## Data in this exercise

◆ ◆ ◆ ◆ ◆ ◆ ◆

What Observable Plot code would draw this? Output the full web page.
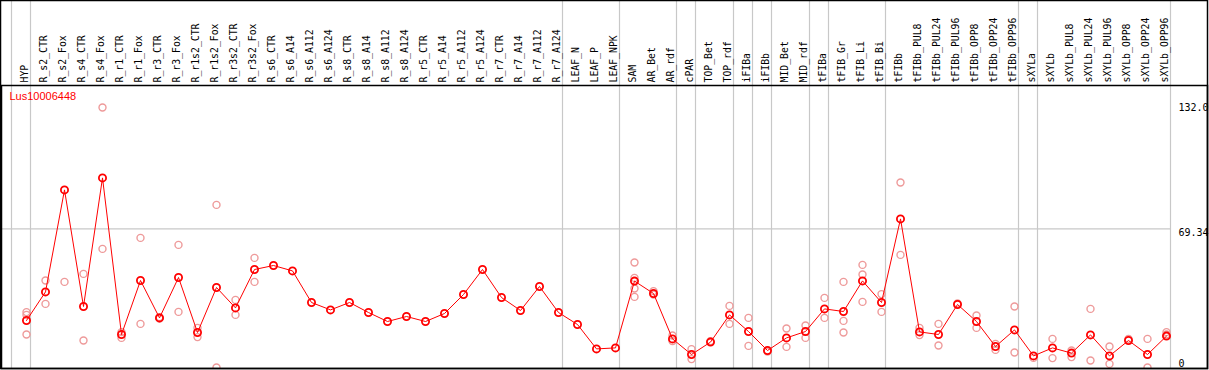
<!DOCTYPE html>
<html><head><meta charset="utf-8">
<script src="https://cdn.jsdelivr.net/npm/d3@7"></script>
<script src="https://cdn.jsdelivr.net/npm/@observablehq/plot@0.6"></script>
<style>body{margin:0;background:#fff}#chart{position:absolute;left:0;top:0}</style>
</head><body><div id="chart"></div>
<script>
const title = "Lus10006448";
const categories = ["HYP","R_s2_CTR","R_s2_Fox","R_s4_CTR","R_s4_Fox","R_r1_CTR","R_r1_Fox","R_r3_CTR","R_r3_Fox","R_r1s2_CTR","R_r1s2_Fox","R_r3s2_CTR","R_r3s2_Fox","R_s6_CTR","R_s6_A14","R_s6_A112","R_s6_A124","R_s8_CTR","R_s8_A14","R_s8_A112","R_s8_A124","R_r5_CTR","R_r5_A14","R_r5_A112","R_r5_A124","R_r7_CTR","R_r7_A14","R_r7_A112","R_r7_A124","LEAF_N","LEAF_P","LEAF_NPK","SAM","AR_Bet","AR_rdf","cPAR","TOP_Bet","TOP_rdf","iFIBa","iFIBb","MID_Bet","MID_rdf","tFIBa","tFIB_Gr","tFIB_Li","tFIB_Bi","tFIBb","tFIBb_PUL8","tFIBb_PUL24","tFIBb_PUL96","tFIBb_OPP8","tFIBb_OPP24","tFIBb_OPP96","sXYLa","sXYLb","sXYLb_PUL8","sXYLb_PUL24","sXYLb_PUL96","sXYLb_OPP8","sXYLb_OPP24","sXYLb_OPP96"];
const means = [23.5,37.8,88.8,30.5,94.8,16.5,43.5,24.8,45,17.5,40,29.8,49,51,48.3,32.5,28.8,32.5,27.5,23,25.5,23,27,36.5,49,35,28.5,40.5,27.5,21.5,9.3,9.8,43.2,37,14.3,6.5,12.7,26.3,18,8.5,14.8,18,29.3,28,43.3,32.5,74.3,17.8,16.5,31.5,23,10.5,18.8,5.8,9.8,7.2,16.3,5.8,13.5,6.5,15.7];
const replicates = [[27.7,26.3,16.5],[43.5,31.8],[42.8],[46.8,13.5],[59.3,130],[17.7,14.8],[64.8,21.8],[25.2,24.5],[61.3,27.8],[19.8,15.2],[81.3,0],[33.8,26.3],[54.8,42.8],
  [],[],[],[],[],[],[],[],[],[],[],[],[],[],[],[],[],[],[],
  [52.5,44.8,39.5,35.3],[38.2,36.5],[16,13.2],[9.2,4.2],[13.2],[30.8,21.8],[24.8,10.8],[8.0],[19.5,10.3],[21,14.8],[34.8,24.8],[42.8,23.3,17.5],[51.3,46.5,32.8],[36.7,27.8],[92.5,56.3],[19.8,16.2],[21.8,11],[32],[26,19.8],[11.8,8.8],[30.5,7.5],[4.8],[14.3,4.7],[8.5,5.2],[29.3,3.5],[10.5,1.8],[14.3],[14.3,0],[17.7,16.5]];
const groupStarts = ["HYP","R_s2_CTR","LEAF_N","SAM","cPAR","TOP_Bet","iFIBa","iFIBb","MID_Bet","tFIBa","tFIB_Gr","tFIBb","sXYLa","sXYLb"];
const yTickValues = [132.0, 69.34, 0];
const yTickLabels = ["132.0", "69.34", "0"];
const gridValues = [69.34];

// layout
const W = 1209, H = 370, mTop = 85, mLeft = 1, mRight = 2, mBottom = 2;
const step = 19, firstX = 26;
const slotLeft = 15 / step, slotRight = 4 / step;
const xDomain = [(mLeft - firstX) / step, (W - mRight - firstX) / step];
const yDomain = [-0.5, 141];
const n = categories.length;
const endPos = n - 1 + slotRight;

const meanData = means.map((v, i) => ({i, v}));
const repData = replicates.flatMap((arr, i) => arr.map(v => ({i, v})));
const mono = "DejaVu Sans Mono";

const plot = Plot.plot({
  width: W, height: H,
  marginTop: mTop, marginLeft: mLeft, marginRight: mRight, marginBottom: mBottom,
  x: {type: "linear", domain: xDomain, axis: null},
  y: {type: "linear", domain: yDomain, axis: null},
  style: {background: "white", overflow: "visible"},
  marks: [
    Plot.ruleY(gridValues, {y: d => d, x1: xDomain[0], x2: endPos, stroke: "#c8c8c8", strokeWidth: 1.2}),
    Plot.ruleX(groupStarts, {x: d => categories.indexOf(d) - slotLeft, stroke: "#c8c8c8", strokeWidth: 1.2, insetTop: -mTop}),
    Plot.ruleX([endPos], {x: d => d, stroke: "#c8c8c8", strokeWidth: 1.2, insetTop: -mTop}),
    Plot.dot(repData, {x: "i", y: "v", r: 3.5, stroke: "#ee9a9a", strokeWidth: 1.4, fill: "none", clip: true}),
    Plot.line(meanData, {x: "i", y: "v", stroke: "red", strokeWidth: 1}),
    Plot.dot(meanData, {x: "i", y: "v", r: 3.6, stroke: "red", strokeWidth: 1.8, fill: "none"}),
    Plot.text(categories, {x: (d, i) => i, frameAnchor: "top", text: d => d, rotate: -90, textAnchor: "start", lineAnchor: "middle", dx: -2, dy: -3, fontFamily: mono, fontSize: 9.8, fill: "black"}),
    Plot.text(yTickValues.filter(v => v !== 0), {y: d => d, x: () => endPos + 8 / step, text: d => yTickLabels[yTickValues.indexOf(d)], textAnchor: "start", lineAnchor: "top", fontFamily: mono, fontSize: 10, fill: "black"}),
    Plot.text(yTickValues.filter(v => v === 0), {y: d => d, x: () => endPos + 8 / step, text: d => yTickLabels[yTickValues.indexOf(d)], textAnchor: "start", lineAnchor: "bottom", dy: -1, fontFamily: mono, fontSize: 10, fill: "black"}),
    Plot.text([title], {frameAnchor: "top-left", text: d => d, dx: 8, dy: 7, textAnchor: "start", lineAnchor: "top", fill: "red", fontFamily: "Liberation Sans", fontSize: 11}),
    Plot.frame({stroke: "black", strokeWidth: 1.5})
  ]
});
const svg = d3.select(plot);
svg.append("rect").attr("x", 0.5).attr("y", 0.5).attr("width", W - mRight).attr("height", H - mBottom)
  .attr("fill", "none").attr("stroke", "black").attr("stroke-width", 1.5);
document.getElementById("chart").append(plot);
</script></body></html>
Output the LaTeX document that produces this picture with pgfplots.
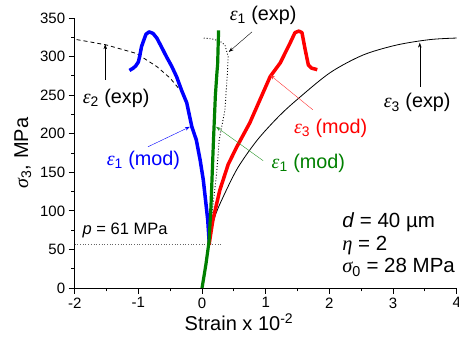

◆ ◆ ◆ ◆ ◆ ◆ ◆

## Problem to solve
Check each line of the entries above, and show every one holding the word "Output".

## Expected answer
What Observable Plot code would draw this? Output the full web page.
Output the LaTeX document that produces this picture with pgfplots.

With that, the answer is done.